控訴人は、昭和二十九年二月十八日訴外瀬畑留吉との間に、訴外西岡研介が控訴組合に対し手形を振り出して債務を負担した場合には、右留吉において控訴組合に対し右手形上の債務に相当する金額の連帯保証をする旨契約したと主張し、被控訴人はこれを否認するから、この点につき按ずるのに、証拠を綜合すると、さきに西岡研介は控訴組合から金借するについて、これに要する書類作成等の手続方を妻イトに一任し、右イトはこれに保証人の印を必要とするところから、かねてから懇意の瀬畑きいの(留吉の妻)に対し使途をはつきりいわないで一寸必要だから印を貸して貰いたい旨申し入れたところ、右きいのは右印が西岡の金借のために使用されることを推察しながら右イトを信用し、夫留吉に内密に同人の印を持出し、イトに対し夫に内密だから決して迷惑をかけないようにして貰いたい旨念を押してこれを貸与し、右イトは右留吉の印を使用して留吉名義の印鑑証明書の交付を受けた上、債権者控訴組合、債務者西岡研介、保証人瀬畑留吉とする取引約定書を作成し、右留吉名下に右貸与を受けた留吉の印を押捺し、これらの書類を控訴組合に提出して控訴組合から夫研介のため金二十万円を借受けたこと、右書類の作成は西岡イト方で控訴組合の係員栗原とく立会の下に行われ、その席には瀬畑留吉もその妻きいのもいなかつたのであるが、右とくは印鑑証明書が提出されてあるから間違いないものと思い、別段保証人の点について念を押さなかつたものであること、その後右書類書換の必要を生じたので、右イトは瀬畑きいのに対し銀行から金借をするのだが迷惑をかけない旨迷べて印の借用方を申入れ、右きいのは夫留吉に内密に同人の印を持出してこれをイトに貸与し、イトはこれを使用して昭和二十九年二月十七日再び留吉名義の印鑑証明書を入手の上、同月十八日債権者控訴組合、債務者西岡研介、連帯保証人瀬畑留吉とする取引約定書を作成し、これを書換書類として控訴組合に提出したこと、その後西岡研介の借受金は金十七万五千円となつたので同人は昭和二十九年十月十六日妻イトと共同振出の同金額の約束手形を振り出して控訴組合に差入れたこと、その後昭和三十年十一月になつて瀬畑留吉は控訴組合から右借受金の支払催告を受けて初めて右の次第を知つたものであること、をそれぞれ認めることができる。

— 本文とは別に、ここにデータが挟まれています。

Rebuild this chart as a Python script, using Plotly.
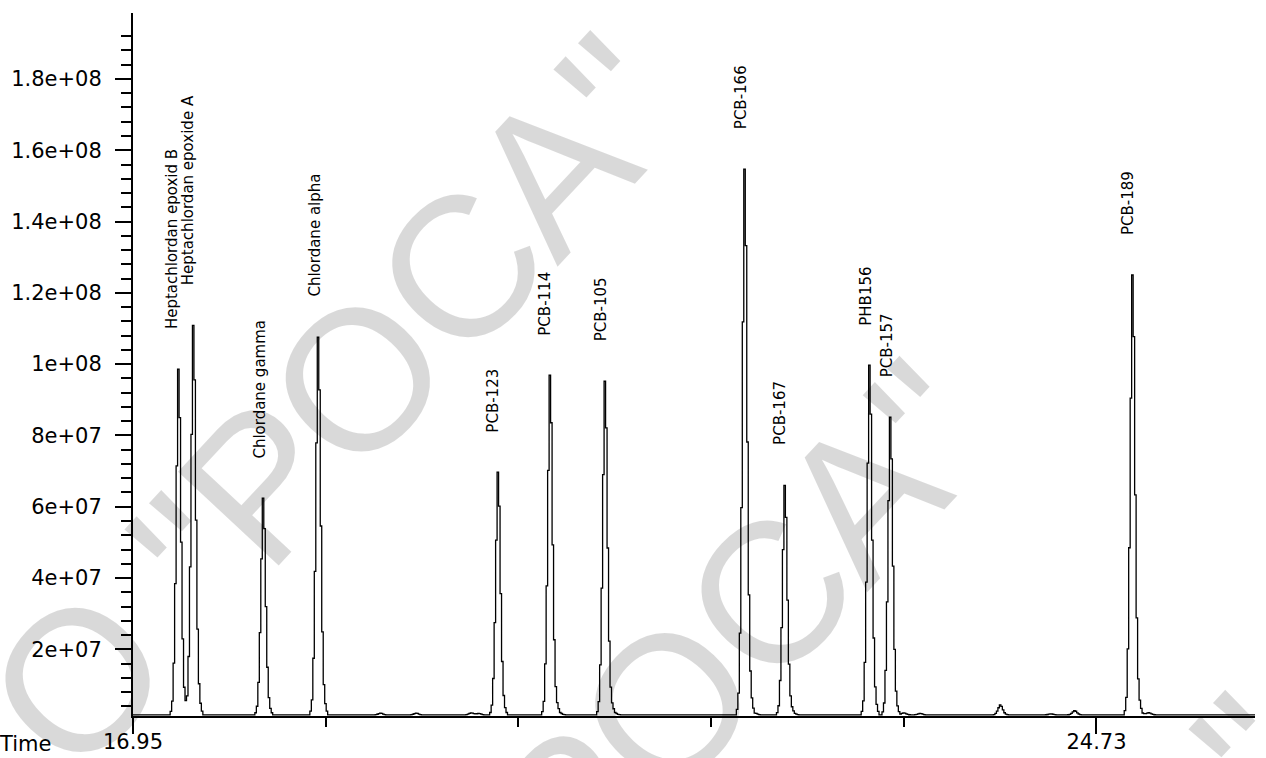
import numpy as np
import plotly.graph_objects as go

# ---------------- data ----------------
peak_names = ["Heptachlordan epoxid B", "Heptachlordan epoxide A", "Chlordane gamma",
              "Chlordane alpha", "PCB-123", "PCB-114", "PCB-105", "PCB-166", "PCB-167",
              "PHB156", "PCB-157", "PCB-189"]
peak_times = [17.305, 17.434, 17.999, 18.444, 19.885, 20.305, 20.753, 21.884, 22.203,
              22.893, 23.063, 25.009]
peak_heights = [9.86e7, 1.109e8, 6.24e7, 1.076e8, 6.97e7, 9.69e7, 9.52e7, 1.547e8, 6.6e7,
                9.97e7, 8.51e7, 1.25e8]

# small unlabelled baseline bumps
minor_times = [18.94, 19.23, 19.67, 19.74, 20.38, 20.83, 21.96, 22.28, 23.16, 23.30,
               23.95, 24.35, 24.55, 25.09, 25.14]
minor_heights = [2.1e6, 2.1e6, 2.2e6, 2.0e6, 2.4e6, 2.4e6, 2.1e6, 2.1e6, 2.2e6, 2.0e6,
                 4.4e6, 1.9e6, 2.8e6, 2.2e6, 2.2e6]

# normalised peak profile (sample offset -> relative level)
profile_steps = [-5, -4, -3, -2, -1, 0, 1, 2, 3, 4, 5, 6]
profile_levels = [0.01, 0.04, 0.15, 0.38, 0.72, 1.0, 0.86, 0.5, 0.22, 0.08, 0.03, 0.01]
sample_interval = 0.012   # minutes between detector samples
baseline_level = 1.6e6
time_start, time_end = 16.95, 26.01

y_tick_vals = [2e7, 4e7, 6e7, 8e7, 1e8, 1.2e8, 1.4e8, 1.6e8, 1.8e8]
y_tick_text = ["2e+07", "4e+07", "6e+07", "8e+07", "1e+08", "1.2e+08", "1.4e+08",
               "1.6e+08", "1.8e+08"]
y_minor_vals = [v * 4e6 for v in range(1, 49) if v % 5 != 0]
x_tick_vals = [16.95, 24.73]
x_tick_text = ["16.95", "24.73"]
x_minor_vals = [18.506, 20.062, 21.618, 23.174]

watermark_texts = ['О "РОСА"', 'РОСА"', '"']

# ---------------- build the sampled signal ----------------
t = np.arange(time_start, time_end, sample_interval)
signal = np.full(t.shape, baseline_level)
for t0, h in list(zip(peak_times, peak_heights)) + list(zip(minor_times, minor_heights)):
    i0 = int(round((t0 - time_start) / sample_interval))
    for k, lev in zip(profile_steps, profile_levels):
        j = i0 + k
        if 0 <= j < len(t):
            signal[j] += (h - baseline_level) * lev

fig = go.Figure()
fig.add_trace(go.Scatter(x=t, y=signal, mode="lines", line=dict(color="black", width=1.3, shape="hv"),
                         hoverinfo="skip", showlegend=False))

W, H = 1266, 758
ML, MR, MT, MB = 133, 11, 13, 42
PW, PH = W - ML - MR, H - MT - MB


def px2paper(px, py):
    return (px - ML) / PW, (H - MB - py) / PH


annotations = []
# watermark (semi-transparent so the trace stays black over it); centres in pixels
wm_font = dict(family="Liberation Sans", size=200, color="rgba(0,0,0,0.15)")
for txt, (cx, cy) in zip(watermark_texts, [(335, 404), (740, 626), (1256, 756)]):
    ax_, ay_ = px2paper(cx, cy)
    annotations.append(dict(text=txt, x=ax_, y=ay_, xref="paper", yref="paper",
                            xanchor="center", yanchor="middle", showarrow=False, textangle=-47,
                            font=wm_font))

# peak labels
for name, t0, h in zip(peak_names, peak_times, peak_heights):
    xs = -5 if name.startswith("Heptachlordan") else -3
    annotations.append(dict(text=name, x=t0, y=h, xref="x", yref="y", xanchor="center",
                            yanchor="bottom", showarrow=False, textangle=-90, yshift=38, xshift=xs,
                            font=dict(family="DejaVu Sans", size=15, color="black")))

tx, ty = px2paper(-3, 744)
annotations.append(dict(text="Time", x=tx, y=ty, xref="paper", yref="paper", xanchor="left",
                        yanchor="middle", showarrow=False,
                        font=dict(family="DejaVu Sans", size=21, color="black")))

axis_font = dict(family="DejaVu Sans", size=21, color="black")
fig.update_layout(
    width=W, height=H, margin=dict(l=ML, r=MR, t=MT, b=MB, pad=0, autoexpand=False),
    paper_bgcolor="white", plot_bgcolor="white", showlegend=False,
    annotations=annotations,
    xaxis=dict(range=[time_start, time_end], showgrid=False, zeroline=False, showline=True,
               automargin=False,
               linecolor="black", linewidth=2, ticks="outside", ticklen=16, tickwidth=2,
               tickcolor="black", tickmode="array", tickvals=x_tick_vals, ticktext=x_tick_text,
               tickfont=axis_font, ticklabelstandoff=-10,
               minor=dict(tickmode="array", tickvals=x_minor_vals, ticks="outside", ticklen=9,
                          tickwidth=2, tickcolor="black", showgrid=False)),
    yaxis=dict(range=[1.3e6, 1.985e8], showgrid=False, zeroline=False, showline=True,
               automargin=False,
               linecolor="black", linewidth=2, ticks="outside", ticklen=16, tickwidth=2,
               tickcolor="black", tickmode="array", tickvals=y_tick_vals, ticktext=y_tick_text,
               tickfont=axis_font, ticklabelstandoff=9,
               minor=dict(tickmode="array", tickvals=y_minor_vals, ticks="outside", ticklen=10,
                          tickwidth=2, tickcolor="black", showgrid=False)),
)

fig.write_html("out.html", config={"displayModeBar": False},
               post_script="document.body.style.margin='0';document.body.style.overflow='hidden';")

以上の次第であるから、控訴人主張の連帯保証の点については、瀬畑留吉が自らこれを契約し又は代理人をして契約させた事実は認めることはできない。

次に控訴人主張の表見代理の点について審案するのに、瀬畑きいのの証言によると、瀬畑留吉は大工で不在勝であつたことが認められるから、右留吉の日常家事の代理権は妻きいのにおいてこれを有したものと認められるが、瀬畑留吉及び同きいのの証言を綜合すると、右きいのにおいて留吉に代り借財又はその保証をする代理権はこれを有していなかつたものであることが認められるから、きいのにおいて留吉に代り同人の印を使用して借財の保証をすることは、右日常家事の代理権外の行為であることが明らかである。ところで証拠によれば、瀬畑留吉名義の保証に関する契約は前認定の昭和二十九年一月二十九日と、その書類書換のための同年二月十八日との二回行われただけで他にこのような取引が行われたことはないのであるが、右取引の場合は何れも主債務者側において右留吉の印を使用して書類を作成し留吉名義の印鑑証明書を提出したのであつて、その際右留吉もその妻きいのも同席したことがなかつたものであるところ、控訴組合では右保証の点について何らその真否を確める方法を採らなかつたばかりでなく、主債務者側にこの点について念を押す等のこともせず、単に留吉名義の印鑑証明書及び印のあつたことから主債務者側の申出のままにたやすくこれを信用して取引をしたものであることが認められる。

以上の事実によると、本件取引につき控訴組合が留吉の妻きいの又は同人から印を借受けた主債務者側において留吉を代理する権限ありと信じたことについては、むしろ控訴組合において過失あるを免れないものと認めるのを相当とし、この点につき直ちに控訴人の主張するような正当の事由があつたものとは認められない。